EXERCISE REQUIREMENTS → Omit pictures and quote the listing below line by line, from its start through the line that holds "statistical and engineering".

AVAILABLE DATA →
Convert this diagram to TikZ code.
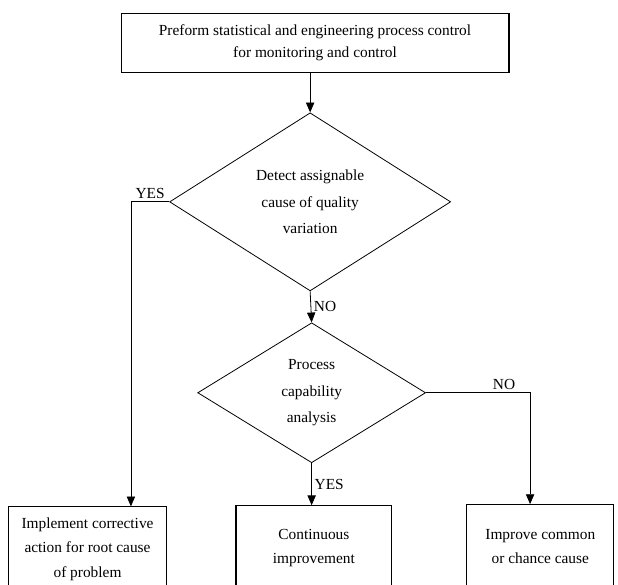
\documentclass[tikz,border=0pt]{standalone}
\usepackage{fontspec}
\setmainfont{Liberation Serif}
\usetikzlibrary{shapes.geometric, arrows.meta, positioning, calc}

\begin{document}
\begin{tikzpicture}[
    task/.style={rectangle, draw, thick, align=center, inner sep=0pt, font=\fontsize{11.6}{16.5}\selectfont},
    result/.style={rectangle, draw, thick, align=center, inner sep=0pt, minimum height=2.23cm, font=\fontsize{11.6}{18.5}\selectfont},
    decision/.style={diamond, draw, semithick, align=center, inner sep=0pt, font=\fontsize{11.6}{20}\selectfont},
    arrow/.style={-{Triangle[length=2.6mm, width=2.2mm]}, semithick},
    lbl/.style={font=\fontsize{11.6}{13}\selectfont, inner sep=2pt}
]
\clip (0, 0) rectangle (16.38, 15.50);
\useasboundingbox (0, 0) rectangle (16.38, 15.50);

\node[task, minimum width=10.28cm, minimum height=1.54cm] (spc) at (8.35, 14.36)
    {Preform statistical and engineering process control\\for monitoring and control};

\node[decision, minimum width=7.45cm, minimum height=4.72cm] (cause) at (8.22, 10.15)
    {Detect assignable\\cause of quality\\variation};
\node[decision, minimum width=6.04cm, minimum height=3.71cm] (capab) at (8.26, 5.09)
    {Process\\capability\\analysis};

\node[result, minimum width=4.21cm] (correct) at (2.32, 0.95)
    {Implement corrective\\action for root cause\\of problem};
\node[result, minimum width=4.13cm] (contin)  at (8.32, 0.98)
    {Continuous\\improvement};
\node[result, minimum width=3.90cm] (common)  at (14.32, 1.01)
    {Improve common\\or chance cause};

\coordinate (yesturn) at (3.47, 10.15);
\coordinate (noturn)  at (14.05, 5.09);

% Edges
\draw[arrow] (cause.north |- spc.south) -- (cause.north);
\draw[arrow] (cause.west) -- node[lbl, above] {YES} (yesturn) -- (yesturn |- correct.north);
\draw[arrow] (cause.south) -- node[lbl, right] {NO} (capab.north);
\draw[arrow] (capab.east) -- node[lbl, above, pos=0.75] {NO} (noturn) -- (noturn |- common.north);
\draw[arrow] (capab.south) -- node[lbl, right] {YES} (capab.south |- contin.north);

\end{tikzpicture}
\end{document}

REPLY →
Convert this diagram to TikZ code.
\documentclass[tikz,border=0pt]{standalone}
\usepackage{fontspec}
\setmainfont{Liberation Serif}
\usetikzlibrary{shapes.geometric, arrows.meta, positioning, calc}

\begin{document}
\begin{tikzpicture}[
    task/.style={rectangle, draw, thick, align=center, inner sep=0pt, font=\fontsize{11.6}{16.5}\selectfont},
    result/.style={rectangle, draw, thick, align=center, inner sep=0pt, minimum height=2.23cm, font=\fontsize{11.6}{18.5}\selectfont},
    decision/.style={diamond, draw, semithick, align=center, inner sep=0pt, font=\fontsize{11.6}{20}\selectfont},
    arrow/.style={-{Triangle[length=2.6mm, width=2.2mm]}, semithick},
    lbl/.style={font=\fontsize{11.6}{13}\selectfont, inner sep=2pt}
]
\clip (0, 0) rectangle (16.38, 15.50);
\useasboundingbox (0, 0) rectangle (16.38, 15.50);

\node[task, minimum width=10.28cm, minimum height=1.54cm] (spc) at (8.35, 14.36)
    {Preform statistical and engineering process control\\for monitoring and control};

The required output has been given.